:: DIRECTION ::
Drop every picture, then transcribe the remaining data exactly.

:: STORED DATA ::
>> begin
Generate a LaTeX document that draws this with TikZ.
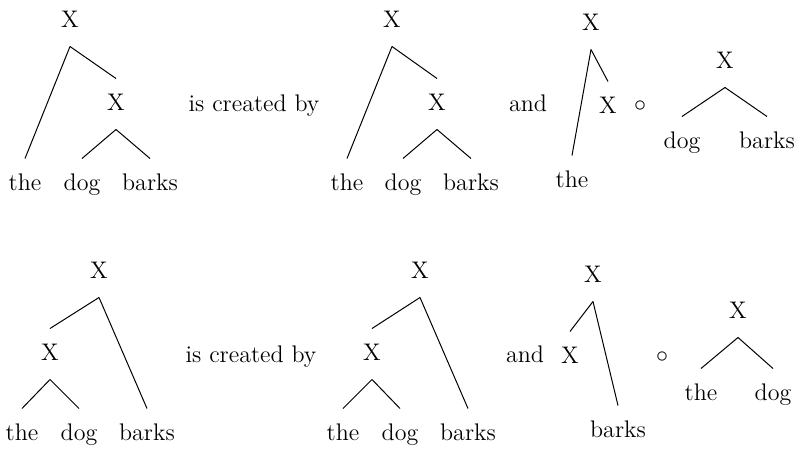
\documentclass[tikz,border=0pt]{standalone}
\newcommand\parpt[1]{([yshift=-9.75pt]#1.base)}
\newcommand\chpt[1]{([yshift=15.75pt]#1.base)}
\tikzset{
  lbl/.style={anchor=base, inner sep=0pt, font=\fontsize{12pt}{14pt}\selectfont},
  edge/.style={draw, line width=0.5pt}
}
\begin{document}
\begin{tikzpicture}[x=0.5pt,y=-0.5pt]
\useasboundingbox (0,0) rectangle (800,450);
% ---------- row 1 ----------
% tree 1
\node[lbl] (a1) at (70,27) {X};
\node[lbl] (a2) at (116,110) {X};
\node[lbl] (athe) at (25,190) {the};
\node[lbl] (adog) at (82,190) {dog};
\node[lbl] (abarks) at (150,190) {barks};
\draw[edge] \parpt{a1} -- \chpt{athe};
\draw[edge] \parpt{a1} -- \chpt{a2};
\draw[edge] \parpt{a2} -- \chpt{adog};
\draw[edge] \parpt{a2} -- \chpt{abarks};
\node[lbl] (acr) at (254,111) {is created by};
% tree 2
\node[lbl] (b1) at (392,27) {X};
\node[lbl] (b2) at (437,110) {X};
\node[lbl] (bthe) at (347,190) {the};
\node[lbl] (bdog) at (403,190) {dog};
\node[lbl] (bbarks) at (471,190) {barks};
\draw[edge] \parpt{b1} -- \chpt{bthe};
\draw[edge] \parpt{b1} -- \chpt{b2};
\draw[edge] \parpt{b2} -- \chpt{bdog};
\draw[edge] \parpt{b2} -- \chpt{bbarks};
\node[lbl] (aand) at (528,111) {and};
% tree 3
\node[lbl] (c1) at (591,30) {X};
\node[lbl] (c2) at (608,113) {X};
\node[lbl] (cthe) at (572,187) {the};
\draw[edge] \parpt{c1} -- \chpt{cthe};
\draw[edge] \parpt{c1} -- \chpt{c2};
\node[lbl] (acirc) at (640,111) {$\circ$};
% tree 4
\node[lbl] (d1) at (725,68) {X};
\node[lbl] (ddog) at (682,148) {dog};
\node[lbl] (dbarks) at (767,148) {barks};
\draw[edge] \parpt{d1} -- \chpt{ddog};
\draw[edge] \parpt{d1} -- \chpt{dbarks};
% ---------- row 2 ----------
% tree 1
\node[lbl] (e1) at (99,278) {X};
\node[lbl] (e2) at (50,360) {X};
\node[lbl] (ethe) at (22,440) {the};
\node[lbl] (edog) at (79,440) {dog};
\node[lbl] (ebarks) at (147,440) {barks};
\draw[edge] \parpt{e1} -- \chpt{e2};
\draw[edge] \parpt{e1} -- \chpt{ebarks};
\draw[edge] \parpt{e2} -- \chpt{ethe};
\draw[edge] \parpt{e2} -- \chpt{edog};
\node[lbl] (ecr) at (251,362) {is created by};
% tree 2
\node[lbl] (f1) at (420,278) {X};
\node[lbl] (f2) at (372,360) {X};
\node[lbl] (fthe) at (343,440) {the};
\node[lbl] (fdog) at (400,440) {dog};
\node[lbl] (fbarks) at (468,440) {barks};
\draw[edge] \parpt{f1} -- \chpt{f2};
\draw[edge] \parpt{f1} -- \chpt{fbarks};
\draw[edge] \parpt{f2} -- \chpt{fthe};
\draw[edge] \parpt{f2} -- \chpt{fdog};
\node[lbl] (eand) at (525,362) {and};
% tree 3
\node[lbl] (g1) at (593,282) {X};
\node[lbl] (g2) at (570,363) {X};
\node[lbl] (gbarks) at (618,437) {barks};
\draw[edge] \parpt{g1} -- \chpt{g2};
\draw[edge] \parpt{g1} -- \chpt{gbarks};
\node[lbl] (ecirc) at (662,362) {$\circ$};
% tree 4
\node[lbl] (h1) at (738,318) {X};
\node[lbl] (hthe) at (701,400) {the};
\node[lbl] (hdog) at (773,400) {dog};
\draw[edge] \parpt{h1} -- \chpt{hthe};
\draw[edge] \parpt{h1} -- \chpt{hdog};
\end{tikzpicture}
\end{document}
>> end
:: WRITTEN RESPONSE ::
Generate a LaTeX document that draws this with TikZ.
\documentclass[tikz,border=0pt]{standalone}
\newcommand\parpt[1]{([yshift=-9.75pt]#1.base)}
\newcommand\chpt[1]{([yshift=15.75pt]#1.base)}
\tikzset{
  lbl/.style={anchor=base, inner sep=0pt, font=\fontsize{12pt}{14pt}\selectfont},
  edge/.style={draw, line width=0.5pt}
}
\begin{document}
\begin{tikzpicture}[x=0.5pt,y=-0.5pt]
\useasboundingbox (0,0) rectangle (800,450);
% ---------- row 1 ----------
% tree 1
\node[lbl] (a1) at (70,27) {X};
\node[lbl] (a2) at (116,110) {X};
\node[lbl] (athe) at (25,190) {the};
\node[lbl] (adog) at (82,190) {dog};
\node[lbl] (abarks) at (150,190) {barks};
\draw[edge] \parpt{a1} -- \chpt{athe};
\draw[edge] \parpt{a1} -- \chpt{a2};
\draw[edge] \parpt{a2} -- \chpt{adog};
\draw[edge] \parpt{a2} -- \chpt{abarks};
\node[lbl] (acr) at (254,111) {is created by};
% tree 2
\node[lbl] (b1) at (392,27) {X};
\node[lbl] (b2) at (437,110) {X};
\node[lbl] (bthe) at (347,190) {the};
\node[lbl] (bdog) at (403,190) {dog};
\node[lbl] (bbarks) at (471,190) {barks};
\draw[edge] \parpt{b1} -- \chpt{bthe};
\draw[edge] \parpt{b1} -- \chpt{b2};
\draw[edge] \parpt{b2} -- \chpt{bdog};
\draw[edge] \parpt{b2} -- \chpt{bbarks};
\node[lbl] (aand) at (528,111) {and};
% tree 3
\node[lbl] (c1) at (591,30) {X};
\node[lbl] (c2) at (608,113) {X};
\node[lbl] (cthe) at (572,187) {the};
\draw[edge] \parpt{c1} -- \chpt{cthe};
\draw[edge] \parpt{c1} -- \chpt{c2};
\node[lbl] (acirc) at (640,111) {$\circ$};
% tree 4
\node[lbl] (d1) at (725,68) {X};
\node[lbl] (ddog) at (682,148) {dog};
\node[lbl] (dbarks) at (767,148) {barks};
\draw[edge] \parpt{d1} -- \chpt{ddog};
\draw[edge] \parpt{d1} -- \chpt{dbarks};
% ---------- row 2 ----------
% tree 1
\node[lbl] (e1) at (99,278) {X};
\node[lbl] (e2) at (50,360) {X};
\node[lbl] (ethe) at (22,440) {the};
\node[lbl] (edog) at (79,440) {dog};
\node[lbl] (ebarks) at (147,440) {barks};
\draw[edge] \parpt{e1} -- \chpt{e2};
\draw[edge] \parpt{e1} -- \chpt{ebarks};
\draw[edge] \parpt{e2} -- \chpt{ethe};
\draw[edge] \parpt{e2} -- \chpt{edog};
\node[lbl] (ecr) at (251,362) {is created by};
% tree 2
\node[lbl] (f1) at (420,278) {X};
\node[lbl] (f2) at (372,360) {X};
\node[lbl] (fthe) at (343,440) {the};
\node[lbl] (fdog) at (400,440) {dog};
\node[lbl] (fbarks) at (468,440) {barks};
\draw[edge] \parpt{f1} -- \chpt{f2};
\draw[edge] \parpt{f1} -- \chpt{fbarks};
\draw[edge] \parpt{f2} -- \chpt{fthe};
\draw[edge] \parpt{f2} -- \chpt{fdog};
\node[lbl] (eand) at (525,362) {and};
% tree 3
\node[lbl] (g1) at (593,282) {X};
\node[lbl] (g2) at (570,363) {X};
\node[lbl] (gbarks) at (618,437) {barks};
\draw[edge] \parpt{g1} -- \chpt{g2};
\draw[edge] \parpt{g1} -- \chpt{gbarks};
\node[lbl] (ecirc) at (662,362) {$\circ$};
% tree 4
\node[lbl] (h1) at (738,318) {X};
\node[lbl] (hthe) at (701,400) {the};
\node[lbl] (hdog) at (773,400) {dog};
\draw[edge] \parpt{h1} -- \chpt{hthe};
\draw[edge] \parpt{h1} -- \chpt{hdog};
\end{tikzpicture}
\end{document}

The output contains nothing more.